Opinion
2003-01204
Submitted May 22, 2003.
June 9, 2003.
In a child support proceeding pursuant to Family Court Act article 4, the father appeals from so much of an order of the Family Court, Suffolk County (Spinner, J.), dated January 27, 2003, as, after a hearing, imposed incarceration costs upon him.
Marie Kuhnla, Central Islip, N.Y., for appellant.
Before: MYRIAM J. ALTMAN, J.P., GLORIA GOLDSTEIN, LEO F. McGINITY, WILLIAM F. MASTRO, JJ.
DECISION ORDER
ORDERED that the order is reversed insofar as appealed from, on the law, without costs or disbursements.
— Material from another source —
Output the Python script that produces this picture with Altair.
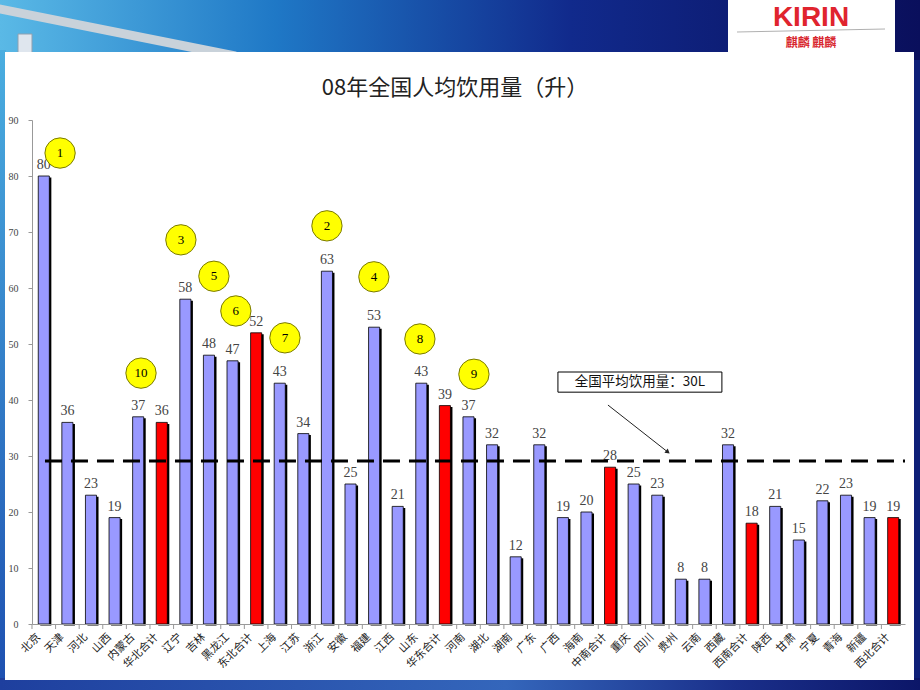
import altair as alt
import pandas as pd

# ---------------- data ----------------
categories = ["北京", "天津", "河北", "山西", "内蒙古", "华北合计",
              "辽宁", "吉林", "黑龙江", "东北合计",
              "上海", "江苏", "浙江", "安徽", "福建", "江西", "山东", "华东合计",
              "河南", "湖北", "湖南", "广东", "广西", "海南", "中南合计",
              "重庆", "四川", "贵州", "云南", "西藏", "西南合计",
              "陕西", "甘肃", "宁夏", "青海", "新疆", "西北合计"]
values = [80, 36, 23, 19, 37, 36,
          58, 48, 47, 52,
          43, 34, 63, 25, 53, 21, 43, 39,
          37, 32, 12, 32, 19, 20, 28,
          25, 23, 8, 8, 32, 18,
          21, 15, 22, 23, 19, 19]
kinds = ["合计" if c.endswith("合计") else "省份" for c in categories]

rank_labels = ["1", "10", "3", "5", "6", "7", "2", "4", "8", "9"]
rank_x = [1.19, 4.62, 6.31, 7.71, 8.64, 10.72, 12.5, 14.49, 16.44, 18.73]
rank_y = [84.1, 44.8, 68.6, 62.1, 55.9, 51.1, 71.1, 62.0, 50.9, 44.6]

avg_value = 29.1
avg_text = "全国平均饮用量：30L"
title_text = "08年全国人均饮用量（升）"

# ---------------- layout ----------------
W, H = 873, 504
PL, PT = 32, 120

df = pd.DataFrame({"cat": categories, "val": values, "kind": kinds})
ranks = pd.DataFrame({"x": rank_x, "y": rank_y, "t": rank_labels})
avg_df = pd.DataFrame({"x": [0.55], "x2": [37], "y": [avg_value]})
box_df = pd.DataFrame({"x": [22.29], "x2": [29.24], "y": [45.0], "y2": [41.4],
                       "tx": [25.76], "ty": [43.2], "t": [avg_text]})
arrow_df = pd.DataFrame({"x": [24.41], "x2": [26.95], "y": [39.1], "y2": [30.7]})
one = pd.DataFrame({"a": [0]})

yscale = alt.Scale(domain=[0, 90], nice=False)
yaxis = alt.Axis(title=None, values=list(range(0, 100, 10)), labelFont="Liberation Serif",
                 labelFontSize=10, labelColor="#444", domainColor="#999", tickColor="#999",
                 tickSize=4, grid=False, labelPadding=10, zindex=2)
band_scale = alt.Scale(paddingInner=0.53, paddingOuter=0.265)
xaxis = alt.Axis(title=None, labelAngle=-45, labelAlign="right", labelBaseline="middle",
                 labelFont="Noto Sans CJK SC", labelFontSize=11, labelColor="#222",
                 domainColor="#999", ticks=False, labelPadding=11, labelOffset=-5, zindex=2)
xband_axis = alt.X("cat:N", sort=categories, scale=band_scale, axis=xaxis)
xband = alt.X("cat:N", sort=categories, scale=band_scale, axis=None)
xq_scale = alt.Scale(domain=[0, 37], nice=False, zero=False)


def xq(field):
    return alt.X(field, type="quantitative", scale=xq_scale, axis=None)


def yq(field):
    return alt.Y(field, type="quantitative", scale=yscale, axis=yaxis)


# ---------------- slide decoration ----------------
header_grad = alt.LinearGradient(
    gradient="linear",
    stops=[alt.GradientStop(color="#5ab9e6", offset=0),
           alt.GradientStop(color="#1f78c6", offset=0.3),
           alt.GradientStop(color="#112a8c", offset=0.62),
           alt.GradientStop(color="#0a0f5c", offset=1)],
    x1=0, x2=1, y1=0, y2=0)
left_grad = alt.LinearGradient(
    gradient="linear",
    stops=[alt.GradientStop(color="#4aaee0", offset=0),
           alt.GradientStop(color="#1d4fb0", offset=1)],
    x1=0, x2=0, y1=0, y2=1)
bottom_grad = alt.LinearGradient(
    gradient="linear",
    stops=[alt.GradientStop(color="#1e3f9e", offset=0),
           alt.GradientStop(color="#3466bb", offset=0.55),
           alt.GradientStop(color="#1a2f8a", offset=0.8),
           alt.GradientStop(color="#0c1668", offset=1)],
    x1=0, x2=1, y1=0, y2=0)

header = alt.Chart(one).mark_rect(color=header_grad).encode(
    x=alt.value(-PL), x2=alt.value(920 - PL), y=alt.value(-PT), y2=alt.value(60 - PT))
left_strip = alt.Chart(one).mark_rect(color=left_grad).encode(
    x=alt.value(-PL), x2=alt.value(6 - PL), y=alt.value(50 - PT), y2=alt.value(690 - PT))
bottom_strip = alt.Chart(one).mark_rect(color=bottom_grad).encode(
    x=alt.value(-PL), x2=alt.value(920 - PL), y=alt.value(678 - PT), y2=alt.value(690 - PT))
pipe = alt.Chart(one).mark_rule(color="#c9d2da", strokeWidth=9, strokeCap="round").encode(
    x=alt.value(-PL - 5), y=alt.value(8 - PT), x2=alt.value(235 - PL), y2=alt.value(56 - PT))
sign = alt.Chart(one).mark_rect(color="#dfe6ee", stroke="#8fa0b0").encode(
    x=alt.value(18 - PL), x2=alt.value(32 - PL), y=alt.value(34 - PT), y2=alt.value(56 - PT))
panel = alt.Chart(one).mark_rect(color="white").encode(
    x=alt.value(5 - PL), x2=alt.value(914 - PL), y=alt.value(52 - PT), y2=alt.value(680 - PT))
logo_box = alt.Chart(one).mark_rect(color="white").encode(
    x=alt.value(728 - PL), x2=alt.value(895 - PL), y=alt.value(-PT), y2=alt.value(53 - PT))
logo_text = alt.Chart(one).mark_text(font="Liberation Sans", fontWeight="bold", fontSize=28,
                                     color="#e0242e", baseline="alphabetic").encode(
    x=alt.value(811 - PL), y=alt.value(26 - PT), text=alt.value("KIRIN"))
logo_line = alt.Chart(one).mark_rule(color="#b0b0b0", strokeWidth=1).encode(
    x=alt.value(737 - PL), x2=alt.value(885 - PL), y=alt.value(32 - PT), y2=alt.value(29 - PT))
logo_cn = alt.Chart(one).mark_text(font="Noto Sans CJK SC", fontWeight="bold", fontSize=12,
                                   color="#d8262e", baseline="middle").encode(
    x=alt.value(811 - PL), y=alt.value(43 - PT), text=alt.value("麒麟  麒麟"))
title = alt.Chart(one).mark_text(font="Noto Sans CJK SC", fontSize=22, color="#222",
                                 baseline="middle").encode(
    x=alt.value(455 - PL), y=alt.value(88 - PT), text=alt.value(title_text))

# ---------------- chart ----------------
shadow = alt.Chart(df).mark_bar(color="black", xOffset=2, yOffset=1.5).encode(
    x=xband, y=yq("val"))
bars = alt.Chart(df).mark_bar(stroke="black", strokeWidth=0.8).encode(
    x=xband_axis, y=yq("val"),
    color=alt.Color("kind:N", scale=alt.Scale(domain=["省份", "合计"], range=["#9999FF", "#FF0000"]),
                    legend=None))
vlabels = alt.Chart(df).mark_text(baseline="bottom", dy=-4, font="Liberation Serif",
                                  fontSize=14, color="#444").encode(
    x=xband, y=yq("val"), text="val:Q")
ticks = alt.Chart(df).mark_rule(color="#999", xOffset=-11.8).encode(
    x=xband, y=alt.value(H), y2=alt.value(H + 5))

avg_line = alt.Chart(avg_df).mark_rule(color="black", strokeWidth=3, strokeDash=[17, 9]).encode(
    x=xq("x"), x2="x2:Q", y=yq("y"))

circles = alt.Chart(ranks).mark_point(shape="circle", size=920, filled=True, fill="#FFFF00",
                                      stroke="#7a7a00", strokeWidth=1, opacity=1).encode(
    x=xq("x"), y=yq("y"))
circle_text = alt.Chart(ranks).mark_text(font="Liberation Serif", fontSize=13, color="black",
                                         baseline="middle").encode(
    x=xq("x"), y=yq("y"), text="t:N")

box = alt.Chart(box_df).mark_rect(fill="white", stroke="black", strokeWidth=1).encode(
    x=xq("x"), x2="x2:Q", y=yq("y"), y2="y2:Q")
box_text = alt.Chart(box_df).mark_text(font="Noto Sans CJK SC", fontSize=13.5, color="#111",
                                       baseline="middle").encode(
    x=xq("tx"), y=yq("ty"), text="t:N")
arrow = alt.Chart(arrow_df).mark_rule(color="#222", strokeWidth=1).encode(
    x=xq("x"), x2="x2:Q", y=yq("y"), y2="y2:Q")
arrow_head = alt.Chart(arrow_df).mark_point(shape="triangle-right", size=28, filled=True,
                                            color="#222", angle=38, opacity=1).encode(
    x=xq("x2"), y=yq("y2"))

chart = alt.layer(
    header, left_strip, bottom_strip, pipe, sign, panel, logo_box, logo_text, logo_line, logo_cn,
    title, shadow, bars, vlabels, ticks, avg_line, circles, circle_text, box, box_text, arrow,
    arrow_head
).resolve_scale(x="independent").properties(
    width=W, height=H,
    autosize=alt.AutoSizeParams(type="none"),
    padding={"left": PL, "top": PT, "right": 920 - PL - W, "bottom": 690 - PT - H},
    background="#0e1f78",
).configure_view(stroke=None)

chart.save("out.html", embed_options={"renderer": "svg", "actions": False})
The power of the Family Court, upon a finding that a support order was violated, is set forth in Family Court Act § 454, which does not permit the imposition of incarceration costs. As a court of limited jurisdiction, the Family Court cannot exercise powers beyond those which are granted to it by statute (see Matter of Pearson v. Pearson, 69 N.Y.2d 919; Matter of Kogan v. Kogan, 75 A.D.2d 644; Matter of Borkowski v. Borkowski, 38 A.D.2d 752). Therefore, so much of the order as imposed incarceration costs upon the father must be reversed (see Matter of DeMarco v. Newton, 305 A.D.2d 501 [2d Dept, May 12, 2003]).
ALTMAN, J.P., GOLDSTEIN, McGINITY and MASTRO, JJ., concur.